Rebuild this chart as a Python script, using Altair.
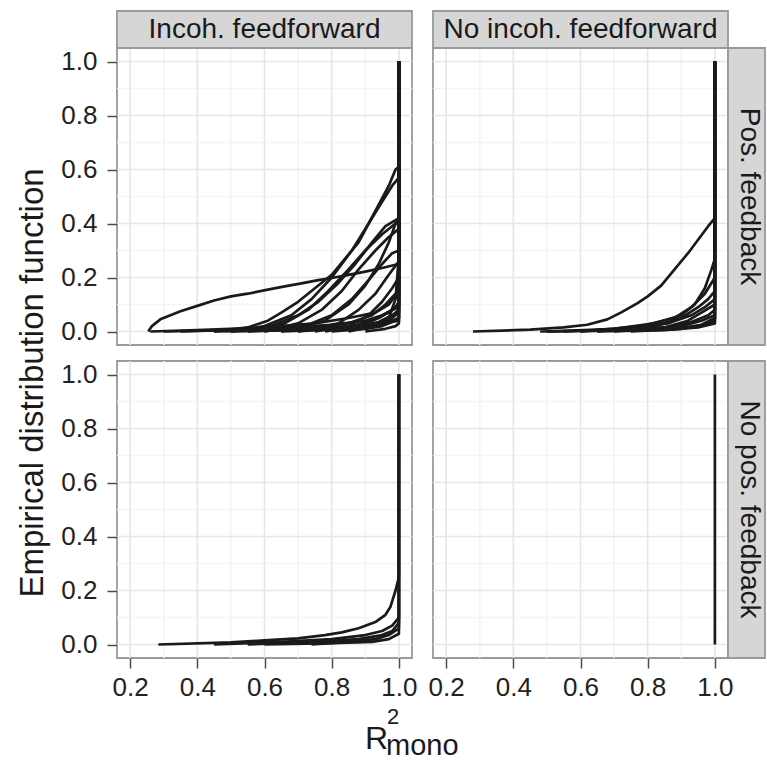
import altair as alt
import pandas as pd

# ---------------- labels / ticks ----------------
COL_LABELS = ["Incoh. feedforward", "No incoh. feedforward"]
ROW_LABELS = ["Pos. feedback", "No pos. feedback"]
Y_TITLE = "Empirical distribution function"
X_TITLE_PARTS = ["R", "2", "mono"]
X_TICKS = [0.2, 0.4, 0.6, 0.8, 1.0]
Y_TICKS = [0.0, 0.2, 0.4, 0.6, 0.8, 1.0]
X_MINOR = [0.3, 0.5, 0.7, 0.9]
Y_MINOR = [0.1, 0.3, 0.5, 0.7, 0.9]
X_DOMAIN = [0.161, 1.039]
Y_DOMAIN = [-0.05, 1.05]

# ---------------- ECDF curves (x = R^2_mono, y = ECDF) ----------------
# Incoh. feedforward / Pos. feedback
TL_CURVES = [
    ([0.254, 0.265, 0.29, 0.32, 0.35, 0.40, 0.45, 0.50, 0.55, 0.61, 0.66, 0.71, 0.76, 0.80, 0.85, 0.90, 0.95, 0.99, 1.0, 1.0],
     [0.0, 0.02, 0.045, 0.06, 0.075, 0.095, 0.115, 0.13, 0.14, 0.155, 0.167, 0.178, 0.19, 0.198, 0.21, 0.222, 0.235, 0.247, 0.25, 1.0]),
    ([0.26, 0.4, 0.6, 0.75, 0.85, 0.93, 0.97, 1.0, 1.0],
     [0.0, 0.005, 0.015, 0.03, 0.05, 0.07, 0.1, 0.15, 1.0]),
    ([0.45, 0.55, 0.61, 0.65, 0.70, 0.75, 0.80, 0.84, 0.88, 0.91, 0.94, 0.97, 0.99, 1.0, 1.0],
     [0.0, 0.015, 0.04, 0.07, 0.11, 0.16, 0.21, 0.27, 0.33, 0.40, 0.47, 0.54, 0.60, 0.61, 1.0]),
    ([0.5, 0.6, 0.68, 0.74, 0.80, 0.86, 0.91, 0.95, 0.98, 1.0, 1.0],
     [0.0, 0.02, 0.06, 0.12, 0.20, 0.30, 0.40, 0.48, 0.54, 0.57, 1.0]),
    ([0.5, 0.62, 0.70, 0.76, 0.82, 0.87, 0.92, 0.96, 1.0, 1.0],
     [0.0, 0.02, 0.06, 0.11, 0.18, 0.25, 0.33, 0.39, 0.42, 1.0]),
    ([0.55, 0.66, 0.73, 0.79, 0.85, 0.90, 0.95, 0.99, 1.0, 1.0],
     [0.0, 0.03, 0.08, 0.15, 0.23, 0.30, 0.36, 0.40, 0.40, 1.0]),
    ([0.6, 0.70, 0.77, 0.83, 0.88, 0.93, 0.97, 1.0, 1.0],
     [0.0, 0.03, 0.08, 0.15, 0.23, 0.30, 0.35, 0.38, 1.0]),
    ([0.65, 0.78, 0.85, 0.90, 0.94, 0.97, 0.99, 1.0, 1.0],
     [0.0, 0.04, 0.10, 0.17, 0.25, 0.33, 0.40, 0.42, 1.0]),
    ([0.6, 0.72, 0.80, 0.86, 0.91, 0.95, 0.98, 1.0, 1.0],
     [0.0, 0.02, 0.06, 0.12, 0.19, 0.25, 0.29, 0.30, 1.0]),
    ([0.7, 0.82, 0.88, 0.93, 0.97, 1.0, 1.0],
     [0.0, 0.03, 0.08, 0.14, 0.21, 0.26, 1.0]),
    ([0.75, 0.85, 0.91, 0.95, 0.98, 1.0, 1.0],
     [0.0, 0.02, 0.06, 0.11, 0.16, 0.20, 1.0]),
    ([0.5, 0.70, 0.85, 0.92, 0.96, 0.99, 1.0, 1.0],
     [0.0, 0.01, 0.03, 0.06, 0.10, 0.14, 0.15, 1.0]),
    ([0.35, 0.60, 0.80, 0.90, 0.95, 0.98, 1.0, 1.0],
     [0.0, 0.01, 0.025, 0.04, 0.06, 0.08, 0.10, 1.0]),
    ([0.55, 0.75, 0.88, 0.94, 0.98, 1.0, 1.0],
     [0.0, 0.01, 0.02, 0.035, 0.06, 0.08, 1.0]),
    ([0.65, 0.85, 0.93, 0.97, 0.99, 1.0, 1.0],
     [0.0, 0.01, 0.02, 0.04, 0.06, 0.07, 1.0]),
    ([0.8, 0.90, 0.95, 0.98, 1.0, 1.0],
     [0.0, 0.01, 0.02, 0.035, 0.05, 1.0]),
    ([0.45, 0.70, 0.88, 0.96, 0.99, 1.0, 1.0],
     [0.0, 0.005, 0.015, 0.03, 0.045, 0.05, 1.0]),
    ([0.9, 0.96, 0.99, 1.0, 1.0],
     [0.0, 0.01, 0.02, 0.03, 1.0]),
    ([0.3, 0.50, 0.70, 0.85, 0.95, 1.0, 1.0],
     [0.0, 0.005, 0.01, 0.02, 0.03, 0.04, 1.0]),
    ([0.85, 0.93, 0.97, 0.99, 1.0, 1.0],
     [0.0, 0.02, 0.05, 0.12, 0.28, 1.0]),
    ([0.7, 0.84, 0.92, 0.97, 0.99, 1.0, 1.0],
     [0.0, 0.015, 0.04, 0.07, 0.09, 0.11, 1.0]),
    ([0.78, 0.88, 0.94, 0.98, 1.0, 1.0],
     [0.0, 0.02, 0.05, 0.08, 0.09, 1.0]),
]

# No incoh. feedforward / Pos. feedback
TR_CURVES = [
    ([0.28, 0.45, 0.55, 0.62, 0.68, 0.72, 0.77, 0.80, 0.84, 0.88, 0.92, 0.95, 0.98, 1.0, 1.0],
     [0.0, 0.007, 0.015, 0.025, 0.045, 0.07, 0.105, 0.13, 0.17, 0.23, 0.29, 0.34, 0.39, 0.42, 1.0]),
    ([0.5, 0.70, 0.82, 0.90, 0.94, 0.97, 0.99, 1.0, 1.0],
     [0.0, 0.01, 0.03, 0.06, 0.10, 0.16, 0.23, 0.27, 1.0]),
    ([0.6, 0.78, 0.88, 0.93, 0.97, 1.0, 1.0],
     [0.0, 0.02, 0.05, 0.09, 0.14, 0.20, 1.0]),
    ([0.65, 0.82, 0.90, 0.95, 0.98, 1.0, 1.0],
     [0.0, 0.02, 0.05, 0.09, 0.12, 0.15, 1.0]),
    ([0.55, 0.75, 0.86, 0.93, 0.97, 1.0, 1.0],
     [0.0, 0.01, 0.03, 0.06, 0.09, 0.12, 1.0]),
    ([0.7, 0.85, 0.92, 0.96, 1.0, 1.0],
     [0.0, 0.015, 0.04, 0.07, 0.10, 1.0]),
    ([0.5, 0.72, 0.85, 0.93, 0.98, 1.0, 1.0],
     [0.0, 0.005, 0.015, 0.035, 0.06, 0.08, 1.0]),
    ([0.6, 0.80, 0.90, 0.96, 1.0, 1.0],
     [0.0, 0.01, 0.02, 0.04, 0.06, 1.0]),
    ([0.48, 0.70, 0.88, 0.96, 1.0, 1.0],
     [0.0, 0.005, 0.01, 0.025, 0.05, 1.0]),
    ([0.75, 0.90, 0.97, 1.0, 1.0],
     [0.0, 0.01, 0.025, 0.04, 1.0]),
    ([0.65, 0.85, 0.95, 1.0, 1.0],
     [0.0, 0.005, 0.015, 0.03, 1.0]),
]

# Incoh. feedforward / No pos. feedback
BL_CURVES = [
    ([0.284, 0.50, 0.60, 0.70, 0.78, 0.83, 0.88, 0.93, 0.96, 0.975, 0.99, 1.0, 1.0],
     [0.0, 0.008, 0.015, 0.023, 0.035, 0.045, 0.06, 0.083, 0.11, 0.14, 0.20, 0.25, 1.0]),
    ([0.45, 0.65, 0.80, 0.90, 0.95, 0.98, 1.0, 1.0],
     [0.0, 0.01, 0.02, 0.035, 0.05, 0.07, 0.10, 1.0]),
    ([0.55, 0.75, 0.88, 0.95, 0.98, 1.0, 1.0],
     [0.0, 0.01, 0.02, 0.035, 0.05, 0.08, 1.0]),
    ([0.74, 0.85, 0.93, 0.97, 1.0, 1.0],
     [0.0, 0.01, 0.02, 0.035, 0.06, 1.0]),
    ([0.6, 0.80, 0.92, 0.97, 1.0, 1.0],
     [0.0, 0.005, 0.01, 0.02, 0.04, 1.0]),
]

# No incoh. feedforward / No pos. feedback
BR_CURVES = [
    ([1.0, 1.0], [0.0, 1.0]),
]

# ---------------- styling ----------------
W, H = 295, 297
STRIP_FILL = "#d6d6d6"
BORDER = "#9a9a9a"
MAJOR = "#e6e6e6"
MINOR = "#f4f4f4"
INK = "#1a1a1a"
FONT = "Liberation Sans"

xs = alt.Scale(domain=X_DOMAIN, nice=False, zero=False)
ys = alt.Scale(domain=Y_DOMAIN, nice=False, zero=False)


def curves_df(curves):
    rows = []
    for cid, (xv, yv) in enumerate(curves):
        for i, (a, b) in enumerate(zip(xv, yv)):
            rows.append({"curve": cid, "seq": i, "x": a, "y": b})
    return pd.DataFrame(rows)


def make_axis_x(show):
    if not show:
        return None
    return alt.Axis(values=X_TICKS, format=".1f", grid=False, domain=False,
                    ticks=True, tickSize=10, tickWidth=1.5, tickColor="#4d4d4d",
                    labels=True, labelFontSize=26, labelColor="#222222",
                    labelPadding=6, labelFont=FONT, title=None)


def make_axis_y(show):
    if not show:
        return None
    return alt.Axis(values=Y_TICKS, format=".1f", grid=False, domain=False,
                    ticks=True, tickSize=10, tickWidth=1.5, tickColor="#4d4d4d",
                    labels=True, labelFontSize=26, labelColor="#222222",
                    labelPadding=10, labelFont=FONT, title=None)


def panel(curves, col_label=None, row_label=None, show_x=False, show_y=False, extra=None):
    ax = make_axis_x(show_x)
    ay = make_axis_y(show_y)
    layers = [
        alt.Chart(pd.DataFrame({"v": X_MINOR})).mark_rule(color=MINOR, strokeWidth=1.6)
        .encode(x=alt.X("v:Q", scale=xs, axis=ax)),
        alt.Chart(pd.DataFrame({"v": Y_MINOR})).mark_rule(color=MINOR, strokeWidth=1.6)
        .encode(y=alt.Y("v:Q", scale=ys, axis=ay)),
        alt.Chart(pd.DataFrame({"v": X_TICKS})).mark_rule(color=MAJOR, strokeWidth=1.6)
        .encode(x=alt.X("v:Q", scale=xs, axis=ax)),
        alt.Chart(pd.DataFrame({"v": Y_TICKS})).mark_rule(color=MAJOR, strokeWidth=1.6)
        .encode(y=alt.Y("v:Q", scale=ys, axis=ay)),
        alt.Chart(curves_df(curves)).mark_line(color=INK, strokeWidth=2.7, strokeJoin="round")
        .encode(x=alt.X("x:Q", scale=xs, axis=ax),
                y=alt.Y("y:Q", scale=ys, axis=ay),
                detail="curve:N", order="seq:Q"),
    ]
    if col_label is not None:
        lab = pd.DataFrame({"t": [col_label]})
        layers.append(alt.Chart(lab).mark_rect(fill=STRIP_FILL, stroke=BORDER, strokeWidth=1.8)
                      .encode(x=alt.value(0), x2=alt.value(W), y=alt.value(-37), y2=alt.value(0)))
        layers.append(alt.Chart(lab).mark_text(fontSize=28, font=FONT, color=INK,
                                               align="center", baseline="middle")
                      .encode(x=alt.value(W / 2), y=alt.value(-18), text="t:N"))
    if row_label is not None:
        lab = pd.DataFrame({"t": [row_label]})
        layers.append(alt.Chart(lab).mark_rect(fill=STRIP_FILL, stroke=BORDER, strokeWidth=1.8)
                      .encode(x=alt.value(W), x2=alt.value(W + 37), y=alt.value(0), y2=alt.value(H)))
        layers.append(alt.Chart(lab).mark_text(fontSize=28, font=FONT, color=INK, angle=90,
                                               align="center", baseline="middle")
                      .encode(x=alt.value(W + 21), y=alt.value(H / 2), text="t:N"))
    if extra:
        layers.extend(extra)
    return alt.layer(*layers).properties(width=W, height=H)


y_title = alt.Chart(pd.DataFrame({"t": [Y_TITLE]})).mark_text(
    fontSize=33, font=FONT, color=INK, angle=270, align="center", baseline="middle"
).encode(x=alt.value(-84), y=alt.value(335), text="t:N")

xt = pd.DataFrame({"t": X_TITLE_PARTS})
x_title = [
    alt.Chart(xt.iloc[[0]]).mark_text(fontSize=32, font=FONT, color=INK, align="left",
                                      baseline="alphabetic")
    .encode(x=alt.value(248), y=alt.value(388), text="t:N"),
    alt.Chart(xt.iloc[[1]]).mark_text(fontSize=22, font=FONT, color=INK, align="left",
                                      baseline="alphabetic")
    .encode(x=alt.value(270), y=alt.value(363), text="t:N"),
    alt.Chart(xt.iloc[[2]]).mark_text(fontSize=29, font=FONT, color=INK, align="left",
                                      baseline="alphabetic")
    .encode(x=alt.value(269), y=alt.value(394), text="t:N"),
]

tl = panel(TL_CURVES, col_label=COL_LABELS[0], show_y=True, extra=[y_title])
tr = panel(TR_CURVES, col_label=COL_LABELS[1], row_label=ROW_LABELS[0])
bl = panel(BL_CURVES, show_x=True, show_y=True, extra=x_title)
br = panel(BR_CURVES, row_label=ROW_LABELS[1], show_x=True)

chart = alt.concat(
    tl, tr, bl, br, columns=2, spacing={"row": 16, "column": 21}, bounds="flush"
).properties(
    padding={"left": 16, "top": 9, "right": 0, "bottom": 0},
    background="white",
).configure(font=FONT).configure_view(stroke=BORDER, strokeWidth=1.8)

chart.save("out.html", embed_options={"renderer": "svg", "actions": False})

-=-=-=-=-

## Aim
Up to and including the line with "Y_DOMAIN = [-0.05, 1.05]", copy the data above from its first line. Skip pictures.

## The reply
Rebuild this chart as a Python script, using Altair.
import altair as alt
import pandas as pd

# ---------------- labels / ticks ----------------
COL_LABELS = ["Incoh. feedforward", "No incoh. feedforward"]
ROW_LABELS = ["Pos. feedback", "No pos. feedback"]
Y_TITLE = "Empirical distribution function"
X_TITLE_PARTS = ["R", "2", "mono"]
X_TICKS = [0.2, 0.4, 0.6, 0.8, 1.0]
Y_TICKS = [0.0, 0.2, 0.4, 0.6, 0.8, 1.0]
X_MINOR = [0.3, 0.5, 0.7, 0.9]
Y_MINOR = [0.1, 0.3, 0.5, 0.7, 0.9]
X_DOMAIN = [0.161, 1.039]
Y_DOMAIN = [-0.05, 1.05]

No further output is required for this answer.